Two-weight world champion Andre Ward - widely considered the best pound-for-pound fighter in the world - has retired from boxing at the age of 33.
The former super middleweight and current light-heavyweight king, who is unbeaten in the ring since the age of 13, won all of his 32 contests as a professional as well as a gold medal at the 2004 Olympic games.
The 33-year-old made the announcement on Thursday, claiming his desire to fight had disappeared because his "body can no longer put up with the rigours of the sport."
Ward, who last fought in June against Sergey Kovalev, posted a video chronicling his journey from boyhood boxer to world champion with the caption: 'Mission Accomplished'.
Ward, the last American man to win Olympic gold, first won a world title in 2009, when he beat Mikkel Kessler to win the WBA super middleweight crown.

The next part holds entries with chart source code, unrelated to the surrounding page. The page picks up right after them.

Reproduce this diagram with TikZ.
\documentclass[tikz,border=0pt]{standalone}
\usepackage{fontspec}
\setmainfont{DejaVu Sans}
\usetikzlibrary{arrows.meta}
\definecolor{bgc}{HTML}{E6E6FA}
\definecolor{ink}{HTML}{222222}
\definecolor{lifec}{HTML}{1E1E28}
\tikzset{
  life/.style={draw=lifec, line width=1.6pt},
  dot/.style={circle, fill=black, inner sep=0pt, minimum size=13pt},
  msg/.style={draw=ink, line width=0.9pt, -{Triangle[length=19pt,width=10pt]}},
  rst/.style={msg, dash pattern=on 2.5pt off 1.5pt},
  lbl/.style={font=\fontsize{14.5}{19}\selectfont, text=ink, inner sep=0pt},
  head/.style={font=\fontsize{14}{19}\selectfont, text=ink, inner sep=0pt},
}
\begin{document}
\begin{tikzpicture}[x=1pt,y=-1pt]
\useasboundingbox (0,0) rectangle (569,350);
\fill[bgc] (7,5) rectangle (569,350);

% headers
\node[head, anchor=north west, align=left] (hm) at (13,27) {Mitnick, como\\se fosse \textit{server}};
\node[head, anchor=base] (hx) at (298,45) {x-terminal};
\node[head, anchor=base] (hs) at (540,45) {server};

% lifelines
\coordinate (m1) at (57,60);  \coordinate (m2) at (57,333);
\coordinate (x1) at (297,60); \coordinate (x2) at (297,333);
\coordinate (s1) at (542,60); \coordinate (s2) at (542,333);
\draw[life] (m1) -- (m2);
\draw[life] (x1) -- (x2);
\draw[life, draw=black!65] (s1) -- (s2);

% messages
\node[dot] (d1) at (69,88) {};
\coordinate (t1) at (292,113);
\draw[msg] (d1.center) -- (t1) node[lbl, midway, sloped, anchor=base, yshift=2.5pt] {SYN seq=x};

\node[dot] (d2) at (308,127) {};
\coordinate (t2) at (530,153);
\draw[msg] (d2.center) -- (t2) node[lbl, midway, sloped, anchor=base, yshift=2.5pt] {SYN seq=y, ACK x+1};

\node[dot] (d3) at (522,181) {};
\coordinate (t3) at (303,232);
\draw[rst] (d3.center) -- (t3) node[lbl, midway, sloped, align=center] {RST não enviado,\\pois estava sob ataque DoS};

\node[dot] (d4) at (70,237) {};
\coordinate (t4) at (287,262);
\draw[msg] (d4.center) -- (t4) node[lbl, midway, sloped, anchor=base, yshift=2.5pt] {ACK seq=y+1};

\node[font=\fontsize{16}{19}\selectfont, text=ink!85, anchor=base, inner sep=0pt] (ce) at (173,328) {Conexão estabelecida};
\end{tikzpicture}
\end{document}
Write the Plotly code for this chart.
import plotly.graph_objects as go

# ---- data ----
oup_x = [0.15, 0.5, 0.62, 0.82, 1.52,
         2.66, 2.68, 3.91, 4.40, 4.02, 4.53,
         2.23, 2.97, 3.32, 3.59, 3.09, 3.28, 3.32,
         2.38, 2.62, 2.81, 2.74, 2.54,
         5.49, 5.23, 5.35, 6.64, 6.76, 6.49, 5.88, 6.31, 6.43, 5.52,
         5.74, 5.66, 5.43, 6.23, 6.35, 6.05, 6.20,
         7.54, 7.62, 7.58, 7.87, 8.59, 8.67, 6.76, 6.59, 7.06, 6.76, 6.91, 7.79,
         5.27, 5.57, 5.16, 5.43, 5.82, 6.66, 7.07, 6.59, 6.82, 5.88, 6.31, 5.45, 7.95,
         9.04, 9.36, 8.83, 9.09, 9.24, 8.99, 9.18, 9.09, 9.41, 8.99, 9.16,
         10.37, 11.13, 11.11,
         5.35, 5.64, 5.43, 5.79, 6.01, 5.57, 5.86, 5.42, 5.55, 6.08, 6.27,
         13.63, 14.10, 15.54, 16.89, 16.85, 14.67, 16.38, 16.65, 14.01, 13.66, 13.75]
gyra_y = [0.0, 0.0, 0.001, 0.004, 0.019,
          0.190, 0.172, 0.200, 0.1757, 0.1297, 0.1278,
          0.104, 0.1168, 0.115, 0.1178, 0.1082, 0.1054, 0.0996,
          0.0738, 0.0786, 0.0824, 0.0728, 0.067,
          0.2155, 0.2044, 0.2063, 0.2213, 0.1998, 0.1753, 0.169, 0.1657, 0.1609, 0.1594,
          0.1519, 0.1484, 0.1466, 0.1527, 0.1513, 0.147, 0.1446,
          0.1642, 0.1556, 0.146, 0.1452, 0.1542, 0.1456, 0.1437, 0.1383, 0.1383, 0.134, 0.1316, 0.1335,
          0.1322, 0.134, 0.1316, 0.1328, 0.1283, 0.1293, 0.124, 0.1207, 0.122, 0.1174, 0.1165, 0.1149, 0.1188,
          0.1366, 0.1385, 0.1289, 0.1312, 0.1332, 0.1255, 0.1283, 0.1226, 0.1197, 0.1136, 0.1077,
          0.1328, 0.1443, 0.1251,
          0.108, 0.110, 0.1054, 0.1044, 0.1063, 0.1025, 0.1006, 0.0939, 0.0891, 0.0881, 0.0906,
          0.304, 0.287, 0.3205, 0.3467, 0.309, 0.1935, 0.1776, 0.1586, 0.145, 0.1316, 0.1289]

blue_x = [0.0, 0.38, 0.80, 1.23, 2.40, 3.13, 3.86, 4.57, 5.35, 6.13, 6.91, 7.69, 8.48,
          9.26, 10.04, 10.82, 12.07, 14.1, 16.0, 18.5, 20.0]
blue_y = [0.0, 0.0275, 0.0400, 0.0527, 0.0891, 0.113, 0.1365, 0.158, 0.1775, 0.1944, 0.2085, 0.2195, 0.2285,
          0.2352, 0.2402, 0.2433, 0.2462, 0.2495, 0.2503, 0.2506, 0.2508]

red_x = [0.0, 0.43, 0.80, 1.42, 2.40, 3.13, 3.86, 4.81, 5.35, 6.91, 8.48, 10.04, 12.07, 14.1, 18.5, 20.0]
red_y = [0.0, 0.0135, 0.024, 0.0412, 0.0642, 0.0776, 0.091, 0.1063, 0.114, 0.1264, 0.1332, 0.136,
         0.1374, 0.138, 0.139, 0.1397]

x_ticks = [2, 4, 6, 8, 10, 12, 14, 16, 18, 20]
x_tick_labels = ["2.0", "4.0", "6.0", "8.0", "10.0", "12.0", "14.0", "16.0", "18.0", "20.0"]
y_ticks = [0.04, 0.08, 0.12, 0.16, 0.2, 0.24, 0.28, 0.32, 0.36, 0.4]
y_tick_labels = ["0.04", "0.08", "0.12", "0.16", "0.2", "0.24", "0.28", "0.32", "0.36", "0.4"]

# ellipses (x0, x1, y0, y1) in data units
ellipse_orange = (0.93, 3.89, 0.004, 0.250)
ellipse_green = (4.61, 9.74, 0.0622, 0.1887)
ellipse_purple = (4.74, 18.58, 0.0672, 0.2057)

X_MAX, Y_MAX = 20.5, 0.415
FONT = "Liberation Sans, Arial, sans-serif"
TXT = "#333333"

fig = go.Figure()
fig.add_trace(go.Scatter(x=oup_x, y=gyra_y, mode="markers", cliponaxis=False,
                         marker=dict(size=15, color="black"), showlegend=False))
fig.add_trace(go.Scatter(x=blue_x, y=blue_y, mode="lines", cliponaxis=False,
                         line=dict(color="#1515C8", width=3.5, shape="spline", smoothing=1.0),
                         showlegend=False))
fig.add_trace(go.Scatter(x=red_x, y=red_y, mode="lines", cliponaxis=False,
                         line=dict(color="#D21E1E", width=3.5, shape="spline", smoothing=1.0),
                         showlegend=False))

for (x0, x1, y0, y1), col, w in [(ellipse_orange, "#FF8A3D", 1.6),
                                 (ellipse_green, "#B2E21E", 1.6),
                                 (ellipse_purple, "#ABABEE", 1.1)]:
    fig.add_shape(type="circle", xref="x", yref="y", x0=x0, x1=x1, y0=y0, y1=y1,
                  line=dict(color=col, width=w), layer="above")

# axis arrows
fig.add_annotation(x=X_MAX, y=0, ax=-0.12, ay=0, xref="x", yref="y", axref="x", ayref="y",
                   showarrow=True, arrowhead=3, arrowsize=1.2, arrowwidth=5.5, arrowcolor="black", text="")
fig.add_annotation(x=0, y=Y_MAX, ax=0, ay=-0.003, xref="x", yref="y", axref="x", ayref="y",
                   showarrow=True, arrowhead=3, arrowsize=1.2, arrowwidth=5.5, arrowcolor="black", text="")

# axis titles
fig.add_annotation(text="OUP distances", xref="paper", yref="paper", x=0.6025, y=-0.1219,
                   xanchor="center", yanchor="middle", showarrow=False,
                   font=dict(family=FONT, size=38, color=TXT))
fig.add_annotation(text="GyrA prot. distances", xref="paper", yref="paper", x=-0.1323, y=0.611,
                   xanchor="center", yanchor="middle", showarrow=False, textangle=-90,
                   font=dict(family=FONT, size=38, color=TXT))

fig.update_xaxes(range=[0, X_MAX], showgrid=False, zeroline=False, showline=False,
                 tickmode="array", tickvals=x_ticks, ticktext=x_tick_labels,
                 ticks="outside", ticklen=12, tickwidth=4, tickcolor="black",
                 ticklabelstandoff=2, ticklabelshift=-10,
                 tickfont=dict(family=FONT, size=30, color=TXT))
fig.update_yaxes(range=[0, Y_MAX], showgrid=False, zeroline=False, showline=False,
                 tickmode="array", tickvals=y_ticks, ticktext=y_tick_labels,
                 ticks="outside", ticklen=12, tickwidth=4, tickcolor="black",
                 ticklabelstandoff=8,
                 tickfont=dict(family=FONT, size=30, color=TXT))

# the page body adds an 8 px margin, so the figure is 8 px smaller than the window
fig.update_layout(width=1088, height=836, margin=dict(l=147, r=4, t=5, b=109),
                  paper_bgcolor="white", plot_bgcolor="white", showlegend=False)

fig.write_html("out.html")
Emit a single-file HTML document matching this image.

He went on to win the innovative 'Super Six' tournament, beating Britain's Carl Froch in the final in 2011 and unifying the division in the process. He then became a two-weight king in 2016, beating Alexander Brand to pick up the WBO light-heavyweight belt, before two memorable unification bouts with Kovalev.
Ward won a highly contentious decision victory in November before cementing his place at the top of the boxing world with a stoppage of the Russian in a rematch seven months on.
He had been linked with a move up to heavyweight, with talks taking place over a possible fight with Britain's Tony Bellew. But the 33-year-old has instead called time on his glittering career.
"To the sport of boxing - I love you. You've been by my side since I was 10 years old," Ward stated.
"You've taught me so much. You've humbled me. You've promoted me. I've sacrificed a lot for you, but you've given me more than I ever thought possible.
"You gave me a platform, made me a champion and helped me provide for my family. I am forever grateful to you. You and I will always be synonymous, connected at the hip.
"Thank you for all the wonderful people I've come in contact with because of you. I've made friends for like. As I walk away from the sport of boxing today, I leave at the top of your glorious mountain, which was always my vision and my dream. I did it. We did it.
"From the bottom of my heart, thank you to everyone who has played a part in my journey. You know who you are. I could not have done this without you. I want to be clear - I am leaving because my body can no longer put up with the rigors of the sport and therefore my desire to fight is no longer there.
"If I cannot give my family, my team and the fans everything that I have, then I should no longer be fighting. Above all, I give God the Glory, for allowing me to do what I've done, for as long as I have."